There is a lot of detail there, or in any RL implementation for that matter. Taking a quick look, there are a number of quirks and ? in your impl. Without digging deep into slicing and off by one level detail, a few thoughts:

  1. It’s a great learning experience to start from scratch, but there is a lot to get right, and just a small mistake to get wrong and nothing will work. I’d spend a little more time looking at other (working) reference impl to guide you.

  2. You’re calling zero grad once for your whole inner loop. That is likely why you get the retain_graph warning. Doing one zero and multiple backward, and one step is a way of accumulating your gradients before an update. What you’re doing is all kinds of crazy :slight_smile: You should generally do the following within the loop:

optimizer.zero_grad()
loss.backward()
# most RL algorithms also do a nn.utils.clip_grad_norm_(model.parameters(), self.max_grad_norm)
optimizer.step()
  1. For PPO specifically, your notion of ‘batches’ and samples in general is not typical. Usually you build up more trajectories from your simulator and then sample larger batches from them multiple times (PPO epochs).
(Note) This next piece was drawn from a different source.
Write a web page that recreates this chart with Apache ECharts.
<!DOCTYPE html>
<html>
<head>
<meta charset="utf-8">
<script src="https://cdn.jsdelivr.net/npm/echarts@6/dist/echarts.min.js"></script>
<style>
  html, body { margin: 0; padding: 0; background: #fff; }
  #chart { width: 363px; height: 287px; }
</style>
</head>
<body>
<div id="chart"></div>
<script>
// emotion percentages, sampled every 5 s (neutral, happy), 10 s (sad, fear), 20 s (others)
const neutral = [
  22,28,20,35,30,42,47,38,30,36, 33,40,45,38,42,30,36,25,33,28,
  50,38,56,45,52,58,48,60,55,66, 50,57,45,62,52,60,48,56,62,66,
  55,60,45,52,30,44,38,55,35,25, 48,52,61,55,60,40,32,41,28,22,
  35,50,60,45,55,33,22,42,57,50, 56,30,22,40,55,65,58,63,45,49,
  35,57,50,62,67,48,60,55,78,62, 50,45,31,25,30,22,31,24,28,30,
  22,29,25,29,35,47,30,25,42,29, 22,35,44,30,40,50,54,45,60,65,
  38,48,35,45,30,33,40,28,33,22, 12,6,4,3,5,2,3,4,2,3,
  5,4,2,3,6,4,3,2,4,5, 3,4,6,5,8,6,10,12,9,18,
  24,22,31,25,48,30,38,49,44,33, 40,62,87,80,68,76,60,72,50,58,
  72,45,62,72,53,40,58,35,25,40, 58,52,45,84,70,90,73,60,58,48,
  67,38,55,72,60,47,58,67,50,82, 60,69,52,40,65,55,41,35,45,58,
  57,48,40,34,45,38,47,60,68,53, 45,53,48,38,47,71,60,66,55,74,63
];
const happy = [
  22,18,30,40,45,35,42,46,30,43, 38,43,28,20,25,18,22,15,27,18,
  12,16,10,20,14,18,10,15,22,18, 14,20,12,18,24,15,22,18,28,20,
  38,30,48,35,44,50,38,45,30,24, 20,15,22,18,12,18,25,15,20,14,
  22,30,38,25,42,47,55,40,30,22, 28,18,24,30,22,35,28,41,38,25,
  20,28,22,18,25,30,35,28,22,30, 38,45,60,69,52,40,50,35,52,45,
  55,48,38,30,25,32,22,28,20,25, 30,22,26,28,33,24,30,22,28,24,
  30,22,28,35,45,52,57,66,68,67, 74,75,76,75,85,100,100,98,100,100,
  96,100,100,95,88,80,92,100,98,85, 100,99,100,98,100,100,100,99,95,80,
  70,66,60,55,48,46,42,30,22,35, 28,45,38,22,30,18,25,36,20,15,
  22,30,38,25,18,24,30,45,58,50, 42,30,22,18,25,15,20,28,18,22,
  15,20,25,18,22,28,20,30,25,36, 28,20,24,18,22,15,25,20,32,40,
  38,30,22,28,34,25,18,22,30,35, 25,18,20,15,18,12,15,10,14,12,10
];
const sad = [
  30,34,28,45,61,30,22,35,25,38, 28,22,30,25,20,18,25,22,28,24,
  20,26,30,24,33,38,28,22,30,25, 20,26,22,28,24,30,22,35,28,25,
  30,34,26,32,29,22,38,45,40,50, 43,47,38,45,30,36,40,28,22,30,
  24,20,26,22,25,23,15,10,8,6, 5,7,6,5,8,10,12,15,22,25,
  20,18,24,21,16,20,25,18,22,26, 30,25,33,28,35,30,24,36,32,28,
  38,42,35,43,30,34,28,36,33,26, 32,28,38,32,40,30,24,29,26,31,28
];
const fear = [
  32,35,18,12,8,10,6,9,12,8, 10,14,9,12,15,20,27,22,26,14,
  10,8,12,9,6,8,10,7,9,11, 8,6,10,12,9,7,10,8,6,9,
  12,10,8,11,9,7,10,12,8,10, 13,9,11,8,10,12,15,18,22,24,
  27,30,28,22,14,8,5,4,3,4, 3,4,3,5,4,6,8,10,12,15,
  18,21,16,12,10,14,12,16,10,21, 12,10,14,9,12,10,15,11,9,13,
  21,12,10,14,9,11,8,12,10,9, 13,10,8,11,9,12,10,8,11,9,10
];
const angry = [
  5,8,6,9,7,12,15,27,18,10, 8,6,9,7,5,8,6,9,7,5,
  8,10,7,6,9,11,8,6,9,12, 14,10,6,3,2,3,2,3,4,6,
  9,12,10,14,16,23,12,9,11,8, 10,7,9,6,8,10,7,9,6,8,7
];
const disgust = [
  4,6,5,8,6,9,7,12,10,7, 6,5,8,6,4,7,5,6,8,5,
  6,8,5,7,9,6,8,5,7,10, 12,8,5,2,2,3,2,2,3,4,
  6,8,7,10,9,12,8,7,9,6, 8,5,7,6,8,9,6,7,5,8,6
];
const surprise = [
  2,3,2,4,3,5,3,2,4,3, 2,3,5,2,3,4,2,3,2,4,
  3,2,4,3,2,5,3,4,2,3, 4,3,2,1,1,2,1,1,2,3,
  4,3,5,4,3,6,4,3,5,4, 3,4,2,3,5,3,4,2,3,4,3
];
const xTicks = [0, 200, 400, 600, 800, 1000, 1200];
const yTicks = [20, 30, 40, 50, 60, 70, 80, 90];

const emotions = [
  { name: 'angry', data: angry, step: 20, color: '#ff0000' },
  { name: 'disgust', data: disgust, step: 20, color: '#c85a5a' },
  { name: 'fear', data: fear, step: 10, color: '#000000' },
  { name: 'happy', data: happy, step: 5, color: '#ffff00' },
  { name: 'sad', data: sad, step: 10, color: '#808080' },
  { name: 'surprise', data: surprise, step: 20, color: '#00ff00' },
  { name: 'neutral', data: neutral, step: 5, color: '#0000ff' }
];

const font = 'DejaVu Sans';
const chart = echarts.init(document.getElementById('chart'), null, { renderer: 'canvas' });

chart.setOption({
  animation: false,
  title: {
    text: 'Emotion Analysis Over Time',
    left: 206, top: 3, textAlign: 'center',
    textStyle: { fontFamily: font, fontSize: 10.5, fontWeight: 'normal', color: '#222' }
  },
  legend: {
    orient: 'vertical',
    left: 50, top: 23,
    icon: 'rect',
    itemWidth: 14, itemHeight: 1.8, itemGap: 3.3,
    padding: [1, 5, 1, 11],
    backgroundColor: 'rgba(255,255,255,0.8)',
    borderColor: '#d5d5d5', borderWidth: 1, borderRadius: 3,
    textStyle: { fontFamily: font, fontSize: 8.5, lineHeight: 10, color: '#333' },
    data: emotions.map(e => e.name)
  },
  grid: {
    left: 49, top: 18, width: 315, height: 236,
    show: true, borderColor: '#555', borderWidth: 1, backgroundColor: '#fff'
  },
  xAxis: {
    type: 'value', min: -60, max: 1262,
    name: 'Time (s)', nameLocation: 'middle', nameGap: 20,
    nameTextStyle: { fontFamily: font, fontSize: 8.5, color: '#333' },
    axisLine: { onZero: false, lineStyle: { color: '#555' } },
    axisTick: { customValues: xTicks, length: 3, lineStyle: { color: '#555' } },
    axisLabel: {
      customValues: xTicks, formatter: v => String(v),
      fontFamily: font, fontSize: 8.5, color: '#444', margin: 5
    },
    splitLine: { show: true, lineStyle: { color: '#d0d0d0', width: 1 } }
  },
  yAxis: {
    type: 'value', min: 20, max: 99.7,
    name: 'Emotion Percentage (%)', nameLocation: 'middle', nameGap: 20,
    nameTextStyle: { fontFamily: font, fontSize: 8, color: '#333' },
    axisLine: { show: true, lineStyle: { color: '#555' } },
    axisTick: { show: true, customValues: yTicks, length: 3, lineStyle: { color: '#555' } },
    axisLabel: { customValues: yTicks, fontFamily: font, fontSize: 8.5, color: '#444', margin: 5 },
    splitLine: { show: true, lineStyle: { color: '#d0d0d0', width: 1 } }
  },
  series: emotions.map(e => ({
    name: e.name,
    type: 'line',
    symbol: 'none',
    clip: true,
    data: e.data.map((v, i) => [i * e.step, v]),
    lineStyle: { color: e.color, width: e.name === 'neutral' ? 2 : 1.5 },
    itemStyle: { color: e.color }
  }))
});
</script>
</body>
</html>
  2. From outer loop to outer loop the states (observations) aren’t being rolled over. You leave next state in states[steps+1], but you don’t bring that last observation into states[0] for the start of the next. Unless I’m missing something you’re losing all continuity in your observations from one outer loop to another, given that the environment episodes don’t necessarily line up with your rollout sampling.

1 Like

Thank you very much for the reply Ross! You helped me a ton and I’ll definitely look into some other implementations first. Thanks!!